### Given instruction
Leave out every picture, then output exactly the lines between the ones holding "Give me the" and "const nodeNames = ['Node", inclusive, and nothing beyond them.
--- Items ---
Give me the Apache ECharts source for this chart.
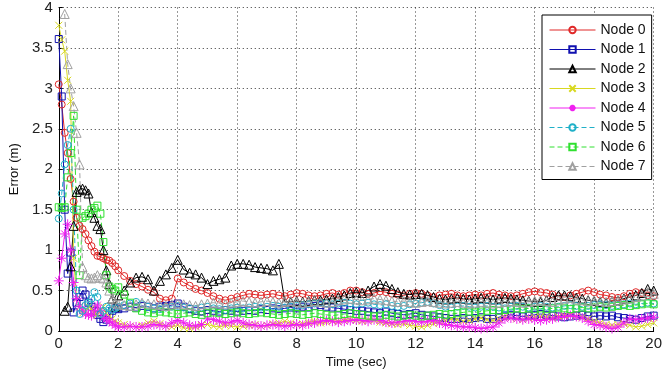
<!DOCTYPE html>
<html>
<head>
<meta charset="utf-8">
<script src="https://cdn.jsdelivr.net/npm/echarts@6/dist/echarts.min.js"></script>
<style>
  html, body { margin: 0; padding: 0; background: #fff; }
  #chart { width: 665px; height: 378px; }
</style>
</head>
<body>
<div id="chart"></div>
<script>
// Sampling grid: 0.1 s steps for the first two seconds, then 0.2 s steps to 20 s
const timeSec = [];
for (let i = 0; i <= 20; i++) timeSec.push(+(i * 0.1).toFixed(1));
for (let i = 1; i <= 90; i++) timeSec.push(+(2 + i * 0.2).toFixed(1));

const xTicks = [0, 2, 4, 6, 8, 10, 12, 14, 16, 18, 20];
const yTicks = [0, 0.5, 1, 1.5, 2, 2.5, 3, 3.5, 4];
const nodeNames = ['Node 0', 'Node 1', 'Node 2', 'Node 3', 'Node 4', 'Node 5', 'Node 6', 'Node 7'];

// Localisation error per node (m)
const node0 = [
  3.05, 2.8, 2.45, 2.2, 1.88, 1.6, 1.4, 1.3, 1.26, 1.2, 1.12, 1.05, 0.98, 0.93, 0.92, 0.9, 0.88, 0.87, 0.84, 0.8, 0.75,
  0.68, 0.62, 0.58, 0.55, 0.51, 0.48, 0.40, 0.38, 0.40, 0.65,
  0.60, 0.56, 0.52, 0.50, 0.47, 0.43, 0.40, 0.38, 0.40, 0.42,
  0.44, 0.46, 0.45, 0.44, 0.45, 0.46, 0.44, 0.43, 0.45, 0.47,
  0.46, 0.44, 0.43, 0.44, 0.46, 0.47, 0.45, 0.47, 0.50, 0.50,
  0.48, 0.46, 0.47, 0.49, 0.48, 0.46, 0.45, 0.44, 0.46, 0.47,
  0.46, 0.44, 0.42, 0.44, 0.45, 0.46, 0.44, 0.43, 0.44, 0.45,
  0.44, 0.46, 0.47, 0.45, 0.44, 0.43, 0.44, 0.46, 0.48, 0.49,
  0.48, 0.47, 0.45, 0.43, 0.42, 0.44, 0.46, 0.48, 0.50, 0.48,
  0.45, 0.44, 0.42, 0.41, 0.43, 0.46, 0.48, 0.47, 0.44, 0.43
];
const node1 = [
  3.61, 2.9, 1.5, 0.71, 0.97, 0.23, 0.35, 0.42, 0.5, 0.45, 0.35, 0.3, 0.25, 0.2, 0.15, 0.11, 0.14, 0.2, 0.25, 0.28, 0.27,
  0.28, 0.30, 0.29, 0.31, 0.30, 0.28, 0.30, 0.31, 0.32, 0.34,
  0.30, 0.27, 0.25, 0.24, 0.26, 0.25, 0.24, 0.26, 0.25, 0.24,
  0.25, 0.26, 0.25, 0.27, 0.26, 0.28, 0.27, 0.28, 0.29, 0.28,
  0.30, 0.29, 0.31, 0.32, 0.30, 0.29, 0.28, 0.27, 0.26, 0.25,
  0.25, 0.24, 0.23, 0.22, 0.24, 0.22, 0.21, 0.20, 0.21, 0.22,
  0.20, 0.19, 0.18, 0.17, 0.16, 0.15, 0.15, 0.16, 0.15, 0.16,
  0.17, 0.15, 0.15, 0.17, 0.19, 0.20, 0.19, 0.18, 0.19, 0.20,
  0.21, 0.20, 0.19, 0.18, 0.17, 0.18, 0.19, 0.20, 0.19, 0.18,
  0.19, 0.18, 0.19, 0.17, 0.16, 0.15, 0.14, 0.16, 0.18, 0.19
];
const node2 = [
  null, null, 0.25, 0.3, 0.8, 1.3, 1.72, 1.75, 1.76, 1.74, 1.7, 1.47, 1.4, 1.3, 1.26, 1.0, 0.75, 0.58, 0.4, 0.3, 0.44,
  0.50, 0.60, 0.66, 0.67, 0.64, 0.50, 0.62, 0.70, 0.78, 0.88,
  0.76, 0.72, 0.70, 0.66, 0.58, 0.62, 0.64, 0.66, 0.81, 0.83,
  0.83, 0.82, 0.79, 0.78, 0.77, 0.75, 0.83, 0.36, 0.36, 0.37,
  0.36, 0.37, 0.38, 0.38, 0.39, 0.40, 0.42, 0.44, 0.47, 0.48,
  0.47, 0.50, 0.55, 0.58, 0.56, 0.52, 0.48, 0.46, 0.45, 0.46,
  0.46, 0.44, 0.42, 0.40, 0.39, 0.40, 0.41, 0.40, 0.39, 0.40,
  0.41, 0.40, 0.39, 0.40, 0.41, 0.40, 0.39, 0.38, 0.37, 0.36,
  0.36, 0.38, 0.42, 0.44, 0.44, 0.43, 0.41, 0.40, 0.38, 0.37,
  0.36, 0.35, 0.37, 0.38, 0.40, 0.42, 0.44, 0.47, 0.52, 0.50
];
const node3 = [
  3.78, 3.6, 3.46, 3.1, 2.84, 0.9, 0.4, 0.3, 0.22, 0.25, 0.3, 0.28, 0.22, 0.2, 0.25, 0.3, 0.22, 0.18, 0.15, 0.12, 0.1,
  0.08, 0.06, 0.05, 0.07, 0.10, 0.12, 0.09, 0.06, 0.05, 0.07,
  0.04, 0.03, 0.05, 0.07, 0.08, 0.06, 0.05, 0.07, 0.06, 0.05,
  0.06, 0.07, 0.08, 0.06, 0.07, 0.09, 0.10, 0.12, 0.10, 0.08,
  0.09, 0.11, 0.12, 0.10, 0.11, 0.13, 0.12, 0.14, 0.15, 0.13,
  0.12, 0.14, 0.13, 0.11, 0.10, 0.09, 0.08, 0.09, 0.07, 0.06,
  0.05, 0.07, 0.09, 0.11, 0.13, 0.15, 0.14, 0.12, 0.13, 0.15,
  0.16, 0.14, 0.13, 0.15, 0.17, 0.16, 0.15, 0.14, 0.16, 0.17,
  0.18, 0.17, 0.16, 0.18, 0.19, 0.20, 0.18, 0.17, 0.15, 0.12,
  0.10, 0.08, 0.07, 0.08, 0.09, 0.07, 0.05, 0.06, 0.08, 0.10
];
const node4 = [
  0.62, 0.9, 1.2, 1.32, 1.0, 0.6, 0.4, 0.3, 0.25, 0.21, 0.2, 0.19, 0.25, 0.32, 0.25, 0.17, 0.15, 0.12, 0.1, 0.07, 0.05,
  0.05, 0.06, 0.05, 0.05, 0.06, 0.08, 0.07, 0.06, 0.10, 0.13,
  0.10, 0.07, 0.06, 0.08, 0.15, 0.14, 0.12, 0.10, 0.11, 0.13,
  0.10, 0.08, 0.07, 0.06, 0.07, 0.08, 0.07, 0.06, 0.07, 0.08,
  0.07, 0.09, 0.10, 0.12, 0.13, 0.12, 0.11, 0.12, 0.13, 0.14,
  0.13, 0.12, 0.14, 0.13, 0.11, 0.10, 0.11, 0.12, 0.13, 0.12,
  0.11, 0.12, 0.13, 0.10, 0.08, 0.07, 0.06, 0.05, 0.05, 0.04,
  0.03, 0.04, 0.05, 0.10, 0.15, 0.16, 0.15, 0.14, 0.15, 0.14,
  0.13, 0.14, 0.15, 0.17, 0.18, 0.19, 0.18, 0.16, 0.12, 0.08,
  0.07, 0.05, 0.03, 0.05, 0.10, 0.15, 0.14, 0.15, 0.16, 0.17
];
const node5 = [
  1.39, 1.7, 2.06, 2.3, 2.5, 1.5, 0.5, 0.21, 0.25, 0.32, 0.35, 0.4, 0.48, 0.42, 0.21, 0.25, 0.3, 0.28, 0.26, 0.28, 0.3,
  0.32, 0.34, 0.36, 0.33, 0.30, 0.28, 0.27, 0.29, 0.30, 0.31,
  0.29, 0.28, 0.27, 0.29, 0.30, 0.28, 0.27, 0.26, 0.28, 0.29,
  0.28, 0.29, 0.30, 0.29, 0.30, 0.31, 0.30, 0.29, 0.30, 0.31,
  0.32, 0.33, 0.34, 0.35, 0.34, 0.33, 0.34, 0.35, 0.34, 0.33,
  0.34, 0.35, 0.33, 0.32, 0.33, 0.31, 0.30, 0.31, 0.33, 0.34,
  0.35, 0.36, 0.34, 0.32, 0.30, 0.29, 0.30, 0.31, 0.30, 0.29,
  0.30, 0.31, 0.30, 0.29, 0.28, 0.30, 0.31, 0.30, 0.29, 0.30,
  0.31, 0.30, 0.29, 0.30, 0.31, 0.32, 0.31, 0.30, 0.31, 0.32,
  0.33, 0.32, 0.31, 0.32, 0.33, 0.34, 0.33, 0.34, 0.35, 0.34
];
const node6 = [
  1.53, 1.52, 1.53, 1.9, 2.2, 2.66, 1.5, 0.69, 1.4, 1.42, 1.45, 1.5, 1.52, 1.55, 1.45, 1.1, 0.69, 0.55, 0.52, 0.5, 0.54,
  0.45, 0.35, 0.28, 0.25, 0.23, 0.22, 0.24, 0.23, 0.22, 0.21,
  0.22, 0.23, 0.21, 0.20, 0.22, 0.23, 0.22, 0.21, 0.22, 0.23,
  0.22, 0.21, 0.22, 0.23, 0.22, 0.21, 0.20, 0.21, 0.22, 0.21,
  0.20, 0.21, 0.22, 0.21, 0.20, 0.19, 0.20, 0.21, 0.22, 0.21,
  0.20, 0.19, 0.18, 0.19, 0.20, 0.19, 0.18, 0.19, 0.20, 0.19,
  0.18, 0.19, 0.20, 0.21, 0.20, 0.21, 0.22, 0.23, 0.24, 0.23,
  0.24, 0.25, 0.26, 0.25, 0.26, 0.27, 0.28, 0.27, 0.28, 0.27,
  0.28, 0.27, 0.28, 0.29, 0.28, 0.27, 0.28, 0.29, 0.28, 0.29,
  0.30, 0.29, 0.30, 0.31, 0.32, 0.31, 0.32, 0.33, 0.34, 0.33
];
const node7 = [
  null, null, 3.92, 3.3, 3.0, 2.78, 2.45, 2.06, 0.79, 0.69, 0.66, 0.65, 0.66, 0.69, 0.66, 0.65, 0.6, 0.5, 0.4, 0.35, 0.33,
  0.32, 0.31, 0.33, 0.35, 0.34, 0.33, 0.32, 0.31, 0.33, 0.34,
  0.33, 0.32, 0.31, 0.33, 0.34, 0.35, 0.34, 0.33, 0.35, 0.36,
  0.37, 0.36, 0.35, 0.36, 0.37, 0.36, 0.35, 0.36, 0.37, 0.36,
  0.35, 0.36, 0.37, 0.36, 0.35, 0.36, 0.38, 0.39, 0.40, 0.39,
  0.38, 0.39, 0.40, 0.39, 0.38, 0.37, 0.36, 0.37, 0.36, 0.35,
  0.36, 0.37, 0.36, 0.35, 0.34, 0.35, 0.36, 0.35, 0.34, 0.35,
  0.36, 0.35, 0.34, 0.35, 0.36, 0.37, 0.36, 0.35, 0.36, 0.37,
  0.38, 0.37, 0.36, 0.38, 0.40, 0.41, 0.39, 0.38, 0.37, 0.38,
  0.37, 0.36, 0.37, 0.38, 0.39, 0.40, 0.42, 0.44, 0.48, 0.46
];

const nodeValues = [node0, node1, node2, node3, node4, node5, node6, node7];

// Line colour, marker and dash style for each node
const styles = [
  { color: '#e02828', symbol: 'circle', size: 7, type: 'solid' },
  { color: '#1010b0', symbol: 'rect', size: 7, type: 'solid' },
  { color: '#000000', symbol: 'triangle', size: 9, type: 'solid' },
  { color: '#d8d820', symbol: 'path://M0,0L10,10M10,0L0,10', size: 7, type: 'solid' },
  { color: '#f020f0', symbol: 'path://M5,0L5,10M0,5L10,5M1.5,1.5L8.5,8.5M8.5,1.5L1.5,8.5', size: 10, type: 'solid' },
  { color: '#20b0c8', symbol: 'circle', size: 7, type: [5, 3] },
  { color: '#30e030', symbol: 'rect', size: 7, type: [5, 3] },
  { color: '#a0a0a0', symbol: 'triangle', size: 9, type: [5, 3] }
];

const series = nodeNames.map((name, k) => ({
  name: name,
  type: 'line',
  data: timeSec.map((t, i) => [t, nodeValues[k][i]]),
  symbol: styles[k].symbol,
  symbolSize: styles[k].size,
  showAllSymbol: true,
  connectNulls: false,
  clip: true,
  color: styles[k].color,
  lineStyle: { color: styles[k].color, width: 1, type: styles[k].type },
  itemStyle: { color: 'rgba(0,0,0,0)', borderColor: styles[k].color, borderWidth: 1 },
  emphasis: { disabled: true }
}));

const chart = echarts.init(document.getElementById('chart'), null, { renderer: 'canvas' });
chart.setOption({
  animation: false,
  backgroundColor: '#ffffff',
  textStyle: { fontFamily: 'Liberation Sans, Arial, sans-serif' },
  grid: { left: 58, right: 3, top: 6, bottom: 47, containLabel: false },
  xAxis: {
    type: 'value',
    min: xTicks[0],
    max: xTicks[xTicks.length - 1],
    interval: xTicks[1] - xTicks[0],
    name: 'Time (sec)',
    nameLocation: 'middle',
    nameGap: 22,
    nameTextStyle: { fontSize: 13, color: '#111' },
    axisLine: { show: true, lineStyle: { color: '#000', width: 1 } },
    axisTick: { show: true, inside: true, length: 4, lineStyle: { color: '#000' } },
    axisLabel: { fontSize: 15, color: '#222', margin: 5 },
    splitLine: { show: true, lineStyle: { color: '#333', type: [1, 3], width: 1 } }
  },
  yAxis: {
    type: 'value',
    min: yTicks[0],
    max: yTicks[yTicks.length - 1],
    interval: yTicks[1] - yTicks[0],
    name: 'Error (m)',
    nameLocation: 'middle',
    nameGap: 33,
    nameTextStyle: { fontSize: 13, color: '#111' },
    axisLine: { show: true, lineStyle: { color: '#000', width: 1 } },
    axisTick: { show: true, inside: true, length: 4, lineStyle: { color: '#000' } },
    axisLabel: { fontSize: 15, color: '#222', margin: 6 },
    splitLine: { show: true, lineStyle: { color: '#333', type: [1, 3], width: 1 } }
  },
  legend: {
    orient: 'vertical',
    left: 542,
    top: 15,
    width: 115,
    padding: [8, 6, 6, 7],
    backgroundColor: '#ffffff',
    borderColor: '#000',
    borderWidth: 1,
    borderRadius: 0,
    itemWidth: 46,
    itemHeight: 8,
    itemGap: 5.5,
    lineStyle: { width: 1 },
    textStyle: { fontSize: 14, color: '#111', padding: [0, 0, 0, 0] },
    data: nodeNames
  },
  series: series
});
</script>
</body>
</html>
---
--- Items ---
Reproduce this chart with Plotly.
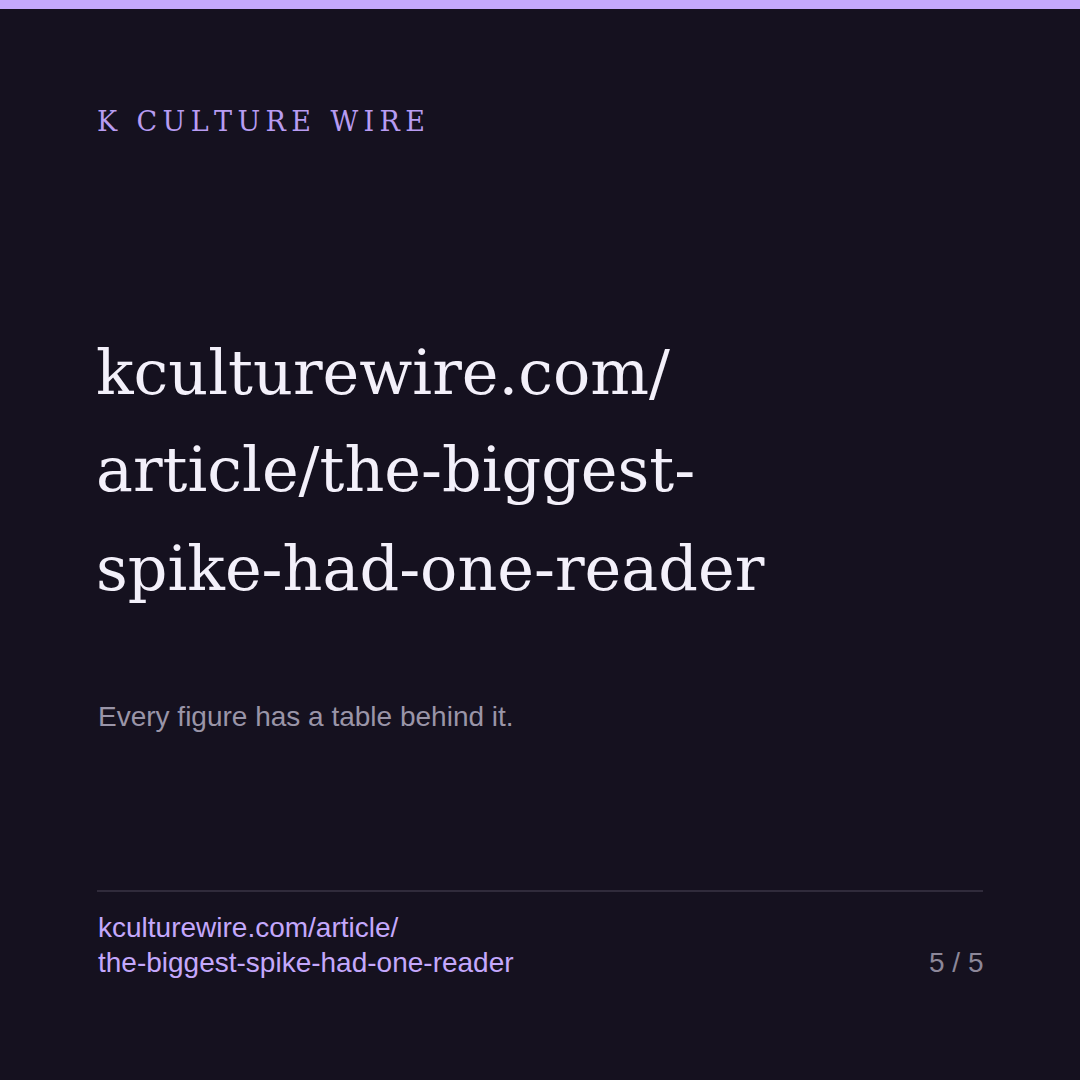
---
### Written response
Give me the Apache ECharts source for this chart.
<!DOCTYPE html>
<html>
<head>
<meta charset="utf-8">
<script src="https://cdn.jsdelivr.net/npm/echarts@6/dist/echarts.min.js"></script>
<style>
  html, body { margin: 0; padding: 0; background: #fff; }
  #chart { width: 665px; height: 378px; }
</style>
</head>
<body>
<div id="chart"></div>
<script>
// Sampling grid: 0.1 s steps for the first two seconds, then 0.2 s steps to 20 s
const timeSec = [];
for (let i = 0; i <= 20; i++) timeSec.push(+(i * 0.1).toFixed(1));
for (let i = 1; i <= 90; i++) timeSec.push(+(2 + i * 0.2).toFixed(1));

const xTicks = [0, 2, 4, 6, 8, 10, 12, 14, 16, 18, 20];
const yTicks = [0, 0.5, 1, 1.5, 2, 2.5, 3, 3.5, 4];
const nodeNames = ['Node 0', 'Node 1', 'Node 2', 'Node 3', 'Node 4', 'Node 5', 'Node 6', 'Node 7'];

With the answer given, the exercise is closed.